Once I had the writes working reliably, I realised that improving the write performance would require the implementation of a "write scheduler", that could collect multiple writes, and pack them into a single transaction. In practice, this means another structure that looks very much like the read cache, but is instead for collecting writes. It marks each byte that needs to be written in a little bitmap, and as soon as the HRAM bus is idle, it begins writing the transaction out. There is even a bit of logic (that could do with some further optimisation) that allows writes to be added into a transaction that has already started, provided that they don't arrive too late. Like the read cache, this potentially allows up to 8 bytes to be written in a single transaction, and should give a similar speed up, and indeed it does:
Writing is now effectively the same speed as reading, because it is being turned into a similar number of grouped transactions. It was actually really pleasing to get this write scheduler working, as it is can have many subtle corner-cases, but in practice, was fairly simple to get working.
Now, if I had infinite time to optimise things, I would go further, for example, by:
1. Figuring that DDR thing out, so that I can effectively halve the remaining HRAM latency.
2. Monitor reads from a cache line, and when we see linear reads getting towards the end of a cache row, scheduling the reading of the next cache row.
3. Actually read double the data that fits in a cache line, and have it waiting in the wings to do a quick cache update when reading linearly.
4. Similarly for writing, if we see that the next writes are following the current write transaction, to just extend the current write transaction.

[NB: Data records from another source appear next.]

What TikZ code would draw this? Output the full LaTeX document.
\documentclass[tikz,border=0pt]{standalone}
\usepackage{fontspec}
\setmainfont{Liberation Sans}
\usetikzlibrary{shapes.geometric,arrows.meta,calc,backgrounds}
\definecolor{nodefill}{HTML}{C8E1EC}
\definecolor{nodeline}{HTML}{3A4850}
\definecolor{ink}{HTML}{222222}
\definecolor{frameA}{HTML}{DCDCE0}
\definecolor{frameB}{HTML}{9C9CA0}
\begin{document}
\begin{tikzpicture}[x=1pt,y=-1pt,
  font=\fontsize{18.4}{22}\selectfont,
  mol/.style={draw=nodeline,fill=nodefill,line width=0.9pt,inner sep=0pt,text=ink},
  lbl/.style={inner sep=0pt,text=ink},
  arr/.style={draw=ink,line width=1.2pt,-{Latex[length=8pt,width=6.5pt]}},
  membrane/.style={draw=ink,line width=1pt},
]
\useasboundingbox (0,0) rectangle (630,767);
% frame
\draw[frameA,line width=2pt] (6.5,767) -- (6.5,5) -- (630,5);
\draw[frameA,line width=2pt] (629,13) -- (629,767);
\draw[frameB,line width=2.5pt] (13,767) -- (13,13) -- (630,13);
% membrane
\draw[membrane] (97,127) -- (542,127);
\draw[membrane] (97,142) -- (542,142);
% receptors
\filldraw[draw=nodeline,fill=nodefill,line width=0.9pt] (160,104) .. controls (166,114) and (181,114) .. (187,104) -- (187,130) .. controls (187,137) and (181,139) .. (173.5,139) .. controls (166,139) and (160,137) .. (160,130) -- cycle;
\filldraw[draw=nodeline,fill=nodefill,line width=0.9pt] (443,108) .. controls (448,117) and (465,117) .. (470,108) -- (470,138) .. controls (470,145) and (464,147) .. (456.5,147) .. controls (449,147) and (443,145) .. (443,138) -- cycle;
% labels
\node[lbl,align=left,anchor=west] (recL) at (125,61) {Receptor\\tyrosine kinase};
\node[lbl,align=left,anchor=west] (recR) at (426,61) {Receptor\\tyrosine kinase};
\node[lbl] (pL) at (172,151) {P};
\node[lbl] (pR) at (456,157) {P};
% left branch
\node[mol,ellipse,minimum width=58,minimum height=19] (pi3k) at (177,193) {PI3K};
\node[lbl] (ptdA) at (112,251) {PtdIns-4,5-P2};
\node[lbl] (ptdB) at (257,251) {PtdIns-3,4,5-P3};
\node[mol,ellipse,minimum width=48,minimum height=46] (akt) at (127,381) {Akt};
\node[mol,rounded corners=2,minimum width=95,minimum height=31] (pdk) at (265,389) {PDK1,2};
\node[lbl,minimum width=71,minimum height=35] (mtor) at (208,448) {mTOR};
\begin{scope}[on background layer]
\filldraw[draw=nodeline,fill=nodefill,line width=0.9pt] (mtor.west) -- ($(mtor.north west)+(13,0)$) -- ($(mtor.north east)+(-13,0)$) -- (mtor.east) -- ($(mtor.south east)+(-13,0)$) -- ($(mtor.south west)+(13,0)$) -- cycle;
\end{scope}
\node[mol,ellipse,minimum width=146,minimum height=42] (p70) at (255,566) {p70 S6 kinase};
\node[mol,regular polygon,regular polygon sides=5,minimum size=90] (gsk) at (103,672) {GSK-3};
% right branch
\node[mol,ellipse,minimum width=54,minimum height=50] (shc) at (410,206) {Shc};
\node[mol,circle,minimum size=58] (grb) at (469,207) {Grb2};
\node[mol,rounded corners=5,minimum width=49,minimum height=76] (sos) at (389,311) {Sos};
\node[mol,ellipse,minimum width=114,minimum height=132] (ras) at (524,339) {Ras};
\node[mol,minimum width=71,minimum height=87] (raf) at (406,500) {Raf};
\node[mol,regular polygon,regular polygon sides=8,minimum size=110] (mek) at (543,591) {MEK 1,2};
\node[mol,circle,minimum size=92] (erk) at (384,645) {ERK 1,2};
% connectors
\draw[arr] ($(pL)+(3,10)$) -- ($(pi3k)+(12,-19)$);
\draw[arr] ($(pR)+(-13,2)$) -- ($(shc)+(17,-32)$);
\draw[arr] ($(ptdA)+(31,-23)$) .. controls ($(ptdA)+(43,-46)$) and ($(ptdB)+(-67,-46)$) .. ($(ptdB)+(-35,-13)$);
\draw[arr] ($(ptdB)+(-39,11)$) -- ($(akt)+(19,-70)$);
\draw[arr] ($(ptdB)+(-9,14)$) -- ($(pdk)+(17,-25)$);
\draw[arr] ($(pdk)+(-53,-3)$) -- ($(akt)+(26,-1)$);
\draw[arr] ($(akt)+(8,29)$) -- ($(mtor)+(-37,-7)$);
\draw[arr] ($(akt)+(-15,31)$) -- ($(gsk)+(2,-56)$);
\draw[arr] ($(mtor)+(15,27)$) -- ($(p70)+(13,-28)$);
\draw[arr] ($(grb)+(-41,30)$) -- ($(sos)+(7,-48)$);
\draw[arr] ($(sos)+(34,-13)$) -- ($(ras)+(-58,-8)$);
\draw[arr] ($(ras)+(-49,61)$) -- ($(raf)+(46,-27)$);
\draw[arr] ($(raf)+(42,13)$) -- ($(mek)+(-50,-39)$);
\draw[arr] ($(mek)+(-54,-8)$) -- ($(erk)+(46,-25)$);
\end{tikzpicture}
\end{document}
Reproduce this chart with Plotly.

5. Seeing if I can make the cache lines wider.
6. Use the "wrapped" feature of the HRAM to begin reads at the exact byte in a cache row, to shave a couple cycles off random reads of bytes that are near the end of a cache row.
7. Generally optimise transaction timing by removing some of the glitching at the end of transactions, that is simply wasting time.
8. Figure out if can push the clock up to 100MHz exactly, although that will involve some kind of clock-domain crossing mechanism, which are often more trouble than they are worth.
However, we don't have infinite time, and I have a bunch of other tasks to tick off for the MEGA65, so 8MB/sec will have to do for now. In any case, it is certainly much better than the original ~1.6MB/sec. So I'll take the 5x gain, and call it quits for the moment. There is of course nothing stopping me (or someone else) revisiting this in the future to get nice speed improvements out of the HRAM. With those approaches above, it should be possible to perhaps double or better the current speed.
For those interested in following the adventure of getting the HRAM to this point, it's all documented in the github issue.